Pictures stay out; everything else in the records below is copied exactly.

#### Data for this task:
┄┄┄┄┄┄

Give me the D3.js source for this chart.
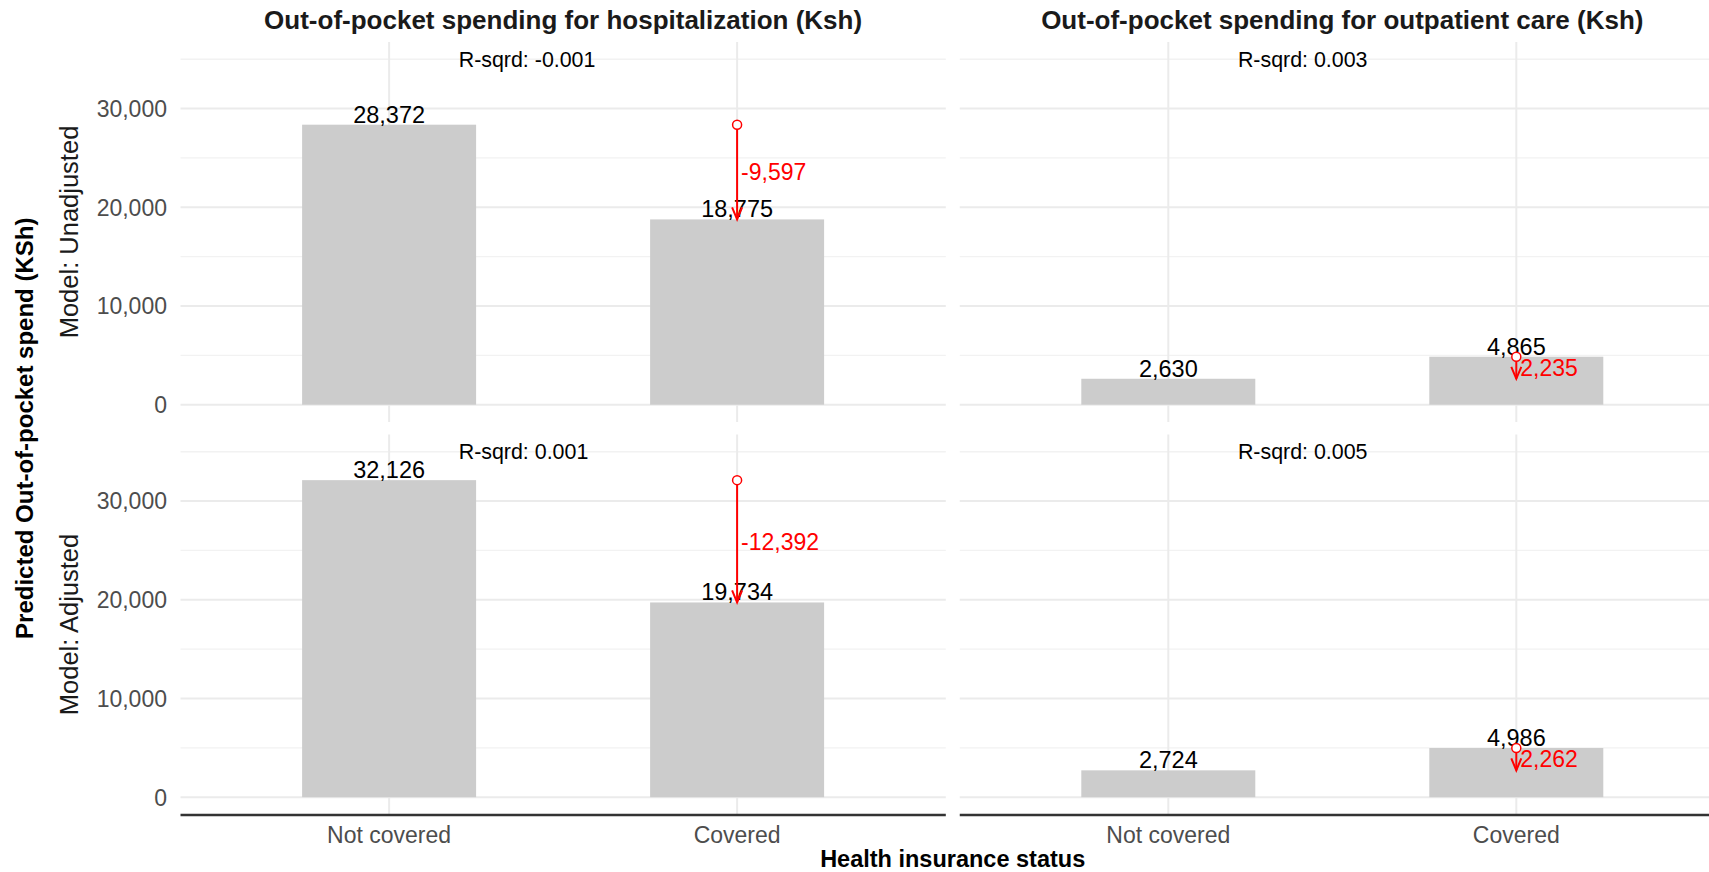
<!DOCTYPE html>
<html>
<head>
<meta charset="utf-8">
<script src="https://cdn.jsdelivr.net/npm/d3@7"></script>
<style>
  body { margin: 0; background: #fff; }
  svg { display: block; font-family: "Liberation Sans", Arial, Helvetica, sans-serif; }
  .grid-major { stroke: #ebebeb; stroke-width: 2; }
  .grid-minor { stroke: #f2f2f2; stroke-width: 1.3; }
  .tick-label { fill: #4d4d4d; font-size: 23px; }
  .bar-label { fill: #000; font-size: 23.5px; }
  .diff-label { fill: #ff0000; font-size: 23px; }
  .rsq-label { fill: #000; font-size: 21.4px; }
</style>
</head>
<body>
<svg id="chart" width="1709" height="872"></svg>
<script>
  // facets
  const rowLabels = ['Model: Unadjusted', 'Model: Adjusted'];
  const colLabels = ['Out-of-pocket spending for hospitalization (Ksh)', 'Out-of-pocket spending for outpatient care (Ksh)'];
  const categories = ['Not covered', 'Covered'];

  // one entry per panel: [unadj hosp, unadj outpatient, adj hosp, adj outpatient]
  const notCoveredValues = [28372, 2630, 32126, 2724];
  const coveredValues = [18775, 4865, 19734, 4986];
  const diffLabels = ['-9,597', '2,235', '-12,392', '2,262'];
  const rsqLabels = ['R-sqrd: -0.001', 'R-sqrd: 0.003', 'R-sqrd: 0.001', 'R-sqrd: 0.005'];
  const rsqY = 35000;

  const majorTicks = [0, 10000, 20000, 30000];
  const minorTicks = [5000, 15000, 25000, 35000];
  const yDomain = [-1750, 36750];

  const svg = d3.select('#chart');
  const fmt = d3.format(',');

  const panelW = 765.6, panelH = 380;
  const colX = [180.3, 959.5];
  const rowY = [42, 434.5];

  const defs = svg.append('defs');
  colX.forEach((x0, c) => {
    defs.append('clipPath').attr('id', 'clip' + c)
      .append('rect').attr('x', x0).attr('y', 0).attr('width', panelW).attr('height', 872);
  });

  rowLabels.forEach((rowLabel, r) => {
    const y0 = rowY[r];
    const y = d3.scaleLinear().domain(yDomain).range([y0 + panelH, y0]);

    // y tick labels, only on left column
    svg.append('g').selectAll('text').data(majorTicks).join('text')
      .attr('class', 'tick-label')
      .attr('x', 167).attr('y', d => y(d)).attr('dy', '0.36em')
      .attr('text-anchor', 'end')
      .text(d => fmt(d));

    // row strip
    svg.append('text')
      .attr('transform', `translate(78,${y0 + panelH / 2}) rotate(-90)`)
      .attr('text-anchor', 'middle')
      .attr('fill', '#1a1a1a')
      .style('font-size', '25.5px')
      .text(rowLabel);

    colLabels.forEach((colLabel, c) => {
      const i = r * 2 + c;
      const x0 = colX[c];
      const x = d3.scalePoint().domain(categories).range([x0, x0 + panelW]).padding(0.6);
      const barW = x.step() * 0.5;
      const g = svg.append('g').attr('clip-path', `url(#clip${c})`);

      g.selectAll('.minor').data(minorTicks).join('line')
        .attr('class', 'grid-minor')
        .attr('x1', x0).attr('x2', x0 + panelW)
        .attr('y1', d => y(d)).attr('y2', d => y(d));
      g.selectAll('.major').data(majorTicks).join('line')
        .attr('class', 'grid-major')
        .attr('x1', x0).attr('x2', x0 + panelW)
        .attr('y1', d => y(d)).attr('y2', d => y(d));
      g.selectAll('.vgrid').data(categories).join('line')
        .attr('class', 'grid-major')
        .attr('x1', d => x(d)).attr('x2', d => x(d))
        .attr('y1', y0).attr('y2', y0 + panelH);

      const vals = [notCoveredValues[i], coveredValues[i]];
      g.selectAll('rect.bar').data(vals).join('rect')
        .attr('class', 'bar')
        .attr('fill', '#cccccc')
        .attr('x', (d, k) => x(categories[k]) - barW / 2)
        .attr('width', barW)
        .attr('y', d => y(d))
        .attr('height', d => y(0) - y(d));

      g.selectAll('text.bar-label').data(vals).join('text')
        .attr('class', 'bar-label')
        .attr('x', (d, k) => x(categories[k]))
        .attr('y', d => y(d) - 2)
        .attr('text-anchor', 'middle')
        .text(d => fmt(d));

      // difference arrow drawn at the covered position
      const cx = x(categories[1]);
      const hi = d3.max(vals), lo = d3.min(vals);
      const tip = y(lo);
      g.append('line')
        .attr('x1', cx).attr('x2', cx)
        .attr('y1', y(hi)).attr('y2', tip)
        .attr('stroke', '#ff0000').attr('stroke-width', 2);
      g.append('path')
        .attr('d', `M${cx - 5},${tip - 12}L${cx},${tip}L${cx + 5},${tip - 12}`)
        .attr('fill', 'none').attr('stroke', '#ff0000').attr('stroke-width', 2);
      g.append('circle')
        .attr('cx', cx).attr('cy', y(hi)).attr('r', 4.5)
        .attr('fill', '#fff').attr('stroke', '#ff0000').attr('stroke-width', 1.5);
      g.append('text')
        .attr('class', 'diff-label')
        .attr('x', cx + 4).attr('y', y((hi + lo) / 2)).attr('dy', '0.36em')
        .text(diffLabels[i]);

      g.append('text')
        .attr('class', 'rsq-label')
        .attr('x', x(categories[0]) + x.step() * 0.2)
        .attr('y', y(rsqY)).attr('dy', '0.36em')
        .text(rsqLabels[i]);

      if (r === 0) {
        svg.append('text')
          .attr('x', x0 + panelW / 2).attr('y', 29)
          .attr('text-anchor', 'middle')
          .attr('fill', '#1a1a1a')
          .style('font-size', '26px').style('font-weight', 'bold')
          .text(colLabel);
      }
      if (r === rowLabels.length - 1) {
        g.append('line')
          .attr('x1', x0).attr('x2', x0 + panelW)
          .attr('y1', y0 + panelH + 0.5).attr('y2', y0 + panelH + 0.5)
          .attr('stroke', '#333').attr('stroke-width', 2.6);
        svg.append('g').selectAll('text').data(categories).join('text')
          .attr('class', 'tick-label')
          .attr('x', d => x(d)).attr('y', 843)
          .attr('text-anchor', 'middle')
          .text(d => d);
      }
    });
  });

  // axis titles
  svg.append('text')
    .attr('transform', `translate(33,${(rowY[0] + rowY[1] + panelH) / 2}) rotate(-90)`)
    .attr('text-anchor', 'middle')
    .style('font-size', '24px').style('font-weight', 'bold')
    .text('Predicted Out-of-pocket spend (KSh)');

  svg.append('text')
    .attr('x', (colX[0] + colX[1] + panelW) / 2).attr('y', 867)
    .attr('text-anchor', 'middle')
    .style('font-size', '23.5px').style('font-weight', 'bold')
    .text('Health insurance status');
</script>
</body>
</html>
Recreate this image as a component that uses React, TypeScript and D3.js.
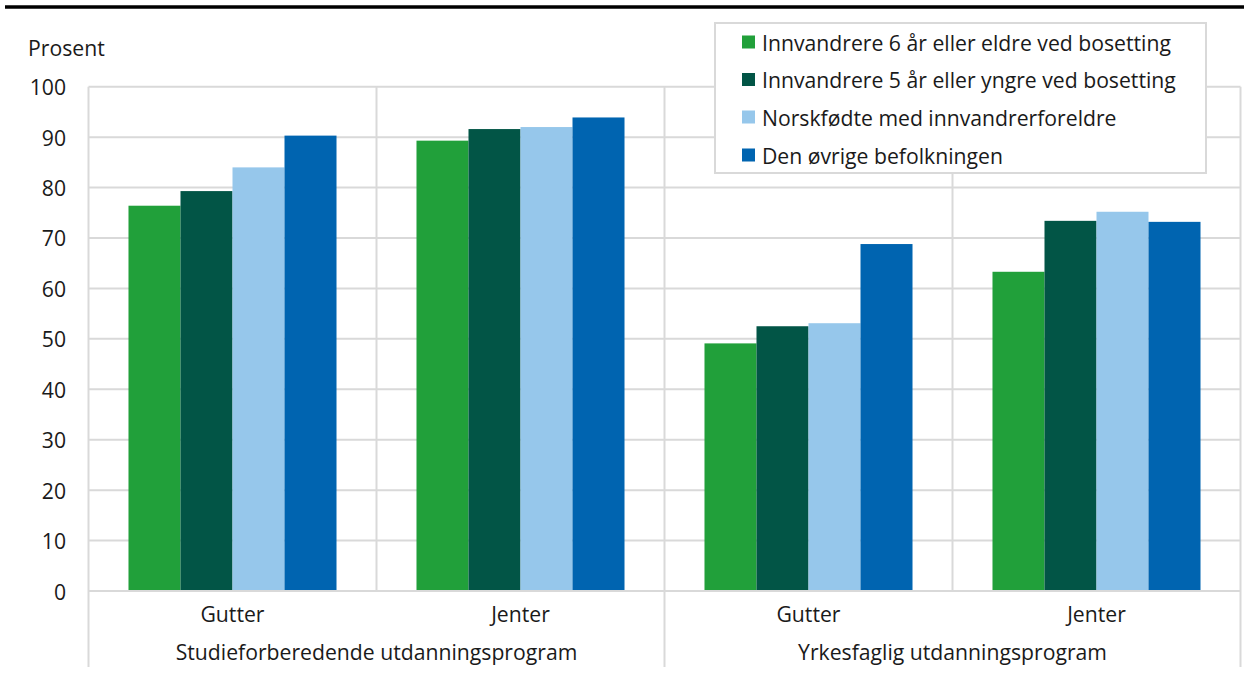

┄┄┄┄┄┄

#### Solution for this exercise:
Give me the D3.js source for this chart.
<!DOCTYPE html>
<html>
<head>
<meta charset="utf-8">
<script src="https://cdn.jsdelivr.net/npm/d3@7"></script>
<style>
  body { margin: 0; background: #fff; }
  svg { display: block; font-family: "Liberation Sans", Arial, Helvetica, sans-serif; }
  .grid-major { stroke: #ebebeb; stroke-width: 2; }
  .grid-minor { stroke: #f2f2f2; stroke-width: 1.3; }
  .tick-label { fill: #4d4d4d; font-size: 23px; }
  .bar-label { fill: #000; font-size: 23.5px; }
  .diff-label { fill: #ff0000; font-size: 23px; }
  .rsq-label { fill: #000; font-size: 21.4px; }
</style>
</head>
<body>
<svg id="chart" width="1709" height="872"></svg>
<script>
  // facets
  const rowLabels = ['Model: Unadjusted', 'Model: Adjusted'];
  const colLabels = ['Out-of-pocket spending for hospitalization (Ksh)', 'Out-of-pocket spending for outpatient care (Ksh)'];
  const categories = ['Not covered', 'Covered'];

  // one entry per panel: [unadj hosp, unadj outpatient, adj hosp, adj outpatient]
  const notCoveredValues = [28372, 2630, 32126, 2724];
  const coveredValues = [18775, 4865, 19734, 4986];
  const diffLabels = ['-9,597', '2,235', '-12,392', '2,262'];
  const rsqLabels = ['R-sqrd: -0.001', 'R-sqrd: 0.003', 'R-sqrd: 0.001', 'R-sqrd: 0.005'];
  const rsqY = 35000;

  const majorTicks = [0, 10000, 20000, 30000];
  const minorTicks = [5000, 15000, 25000, 35000];
  const yDomain = [-1750, 36750];

  const svg = d3.select('#chart');
  const fmt = d3.format(',');

  const panelW = 765.6, panelH = 380;
  const colX = [180.3, 959.5];
  const rowY = [42, 434.5];

  const defs = svg.append('defs');
  colX.forEach((x0, c) => {
    defs.append('clipPath').attr('id', 'clip' + c)
      .append('rect').attr('x', x0).attr('y', 0).attr('width', panelW).attr('height', 872);
  });

  rowLabels.forEach((rowLabel, r) => {
    const y0 = rowY[r];
    const y = d3.scaleLinear().domain(yDomain).range([y0 + panelH, y0]);

    // y tick labels, only on left column
    svg.append('g').selectAll('text').data(majorTicks).join('text')
      .attr('class', 'tick-label')
      .attr('x', 167).attr('y', d => y(d)).attr('dy', '0.36em')
      .attr('text-anchor', 'end')
      .text(d => fmt(d));

    // row strip
    svg.append('text')
      .attr('transform', `translate(78,${y0 + panelH / 2}) rotate(-90)`)
      .attr('text-anchor', 'middle')
      .attr('fill', '#1a1a1a')
      .style('font-size', '25.5px')
      .text(rowLabel);

    colLabels.forEach((colLabel, c) => {
      const i = r * 2 + c;
      const x0 = colX[c];
      const x = d3.scalePoint().domain(categories).range([x0, x0 + panelW]).padding(0.6);
      const barW = x.step() * 0.5;
      const g = svg.append('g').attr('clip-path', `url(#clip${c})`);

      g.selectAll('.minor').data(minorTicks).join('line')
        .attr('class', 'grid-minor')
        .attr('x1', x0).attr('x2', x0 + panelW)
        .attr('y1', d => y(d)).attr('y2', d => y(d));
      g.selectAll('.major').data(majorTicks).join('line')
        .attr('class', 'grid-major')
        .attr('x1', x0).attr('x2', x0 + panelW)
        .attr('y1', d => y(d)).attr('y2', d => y(d));
      g.selectAll('.vgrid').data(categories).join('line')
        .attr('class', 'grid-major')
        .attr('x1', d => x(d)).attr('x2', d => x(d))
        .attr('y1', y0).attr('y2', y0 + panelH);

      const vals = [notCoveredValues[i], coveredValues[i]];
      g.selectAll('rect.bar').data(vals).join('rect')
        .attr('class', 'bar')
        .attr('fill', '#cccccc')
        .attr('x', (d, k) => x(categories[k]) - barW / 2)
        .attr('width', barW)
        .attr('y', d => y(d))
        .attr('height', d => y(0) - y(d));

      g.selectAll('text.bar-label').data(vals).join('text')
        .attr('class', 'bar-label')
        .attr('x', (d, k) => x(categories[k]))
        .attr('y', d => y(d) - 2)
        .attr('text-anchor', 'middle')
        .text(d => fmt(d));

      // difference arrow drawn at the covered position
      const cx = x(categories[1]);
      const hi = d3.max(vals), lo = d3.min(vals);
      const tip = y(lo);
      g.append('line')
        .attr('x1', cx).attr('x2', cx)
        .attr('y1', y(hi)).attr('y2', tip)
        .attr('stroke', '#ff0000').attr('stroke-width', 2);
      g.append('path')
        .attr('d', `M${cx - 5},${tip - 12}L${cx},${tip}L${cx + 5},${tip - 12}`)
        .attr('fill', 'none').attr('stroke', '#ff0000').attr('stroke-width', 2);
      g.append('circle')
        .attr('cx', cx).attr('cy', y(hi)).attr('r', 4.5)
        .attr('fill', '#fff').attr('stroke', '#ff0000').attr('stroke-width', 1.5);
      g.append('text')
        .attr('class', 'diff-label')
        .attr('x', cx + 4).attr('y', y((hi + lo) / 2)).attr('dy', '0.36em')
        .text(diffLabels[i]);

      g.append('text')
        .attr('class', 'rsq-label')
        .attr('x', x(categories[0]) + x.step() * 0.2)
        .attr('y', y(rsqY)).attr('dy', '0.36em')
        .text(rsqLabels[i]);

      if (r === 0) {
        svg.append('text')
          .attr('x', x0 + panelW / 2).attr('y', 29)
          .attr('text-anchor', 'middle')
          .attr('fill', '#1a1a1a')
          .style('font-size', '26px').style('font-weight', 'bold')
          .text(colLabel);
      }
      if (r === rowLabels.length - 1) {
        g.append('line')
          .attr('x1', x0).attr('x2', x0 + panelW)
          .attr('y1', y0 + panelH + 0.5).attr('y2', y0 + panelH + 0.5)
          .attr('stroke', '#333').attr('stroke-width', 2.6);
        svg.append('g').selectAll('text').data(categories).join('text')
          .attr('class', 'tick-label')
          .attr('x', d => x(d)).attr('y', 843)
          .attr('text-anchor', 'middle')
          .text(d => d);
      }
    });
  });

  // axis titles
  svg.append('text')
    .attr('transform', `translate(33,${(rowY[0] + rowY[1] + panelH) / 2}) rotate(-90)`)
    .attr('text-anchor', 'middle')
    .style('font-size', '24px').style('font-weight', 'bold')
    .text('Predicted Out-of-pocket spend (KSh)');

  svg.append('text')
    .attr('x', (colX[0] + colX[1] + panelW) / 2).attr('y', 867)
    .attr('text-anchor', 'middle')
    .style('font-size', '23.5px').style('font-weight', 'bold')
    .text('Health insurance status');
</script>
</body>
</html>
Recreate this image as a component that uses React, TypeScript and D3.js.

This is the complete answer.